**Given request**
Repeat what the lines below say, word for word, and skip every image.

* BEGIN Supplied information *

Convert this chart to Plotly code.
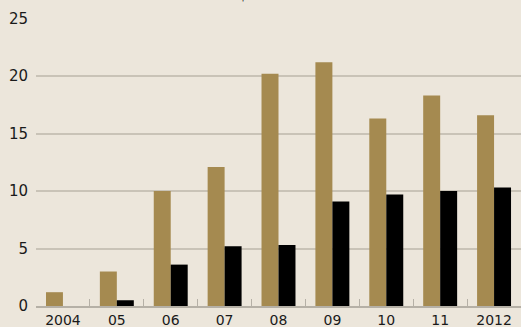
import plotly.graph_objects as go

categories = ["2004", "05", "06", "07", "08", "09", "10", "11", "2012"]
gold_values = [1.2, 3.0, 10.0, 12.1, 20.2, 21.2, 16.3, 18.3, 16.6]
black_values = [0, 0.5, 3.6, 5.2, 5.3, 9.1, 9.7, 10.0, 10.3]
y_ticks = [0, 5, 10, 15, 20, 25]

fig = go.Figure()
fig.add_trace(go.Bar(x=categories, y=gold_values, marker=dict(color="#A58A50", line=dict(width=0))))
fig.add_trace(go.Bar(x=categories, y=black_values, marker=dict(color="#000000", line=dict(width=0))))

fig.update_layout(
    width=521, height=327,
    margin=dict(l=36, r=0, t=18, b=21),
    paper_bgcolor="#ECE6DB", plot_bgcolor="#ECE6DB",
    barmode="group", bargap=0.37, bargroupgap=0,
    showlegend=False,
    font=dict(family="DejaVu Sans, sans-serif", size=14, color="#1a1a1a"),
)
fig.update_yaxes(
    range=[0, 25.05], tickvals=y_ticks, showgrid=True, gridcolor="#C9C3B7", gridwidth=1.5,
    zeroline=False, ticks="", ticklabelstandoff=7, automargin=False, showline=False,
    tickfont=dict(size=15),
)
fig.update_xaxes(
    showgrid=False, showline=True, linecolor="#B5B0A6", linewidth=2,
    ticks="inside", tickson="boundaries", ticklen=7, tickcolor="#B5B0A6", tickwidth=1,
    automargin=False, ticklabelstandoff=0, tickfont=dict(size=14),
)
fig.add_annotation(
    text="$ billions", xref="paper", yref="paper", x=0.49, y=1.045,
    xanchor="center", yanchor="bottom", showarrow=False,
    font=dict(size=16, color="#1a1a1a"),
)
fig.write_html("out.html")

* END Supplied information *

**Response to the task**
Convert this chart to Plotly code.
import plotly.graph_objects as go

categories = ["2004", "05", "06", "07", "08", "09", "10", "11", "2012"]
gold_values = [1.2, 3.0, 10.0, 12.1, 20.2, 21.2, 16.3, 18.3, 16.6]
black_values = [0, 0.5, 3.6, 5.2, 5.3, 9.1, 9.7, 10.0, 10.3]
y_ticks = [0, 5, 10, 15, 20, 25]

fig = go.Figure()
fig.add_trace(go.Bar(x=categories, y=gold_values, marker=dict(color="#A58A50", line=dict(width=0))))
fig.add_trace(go.Bar(x=categories, y=black_values, marker=dict(color="#000000", line=dict(width=0))))

fig.update_layout(
    width=521, height=327,
    margin=dict(l=36, r=0, t=18, b=21),
    paper_bgcolor="#ECE6DB", plot_bgcolor="#ECE6DB",
    barmode="group", bargap=0.37, bargroupgap=0,
    showlegend=False,
    font=dict(family="DejaVu Sans, sans-serif", size=14, color="#1a1a1a"),
)
fig.update_yaxes(
    range=[0, 25.05], tickvals=y_ticks, showgrid=True, gridcolor="#C9C3B7", gridwidth=1.5,
    zeroline=False, ticks="", ticklabelstandoff=7, automargin=False, showline=False,
    tickfont=dict(size=15),
)
fig.update_xaxes(
    showgrid=False, showline=True, linecolor="#B5B0A6", linewidth=2,
    ticks="inside", tickson="boundaries", ticklen=7, tickcolor="#B5B0A6", tickwidth=1,
    automargin=False, ticklabelstandoff=0, tickfont=dict(size=14),
)
fig.add_annotation(
    text="$ billions", xref="paper", yref="paper", x=0.49, y=1.045,
    xanchor="center", yanchor="bottom", showarrow=False,
    font=dict(size=16, color="#1a1a1a"),
)
fig.write_html("out.html")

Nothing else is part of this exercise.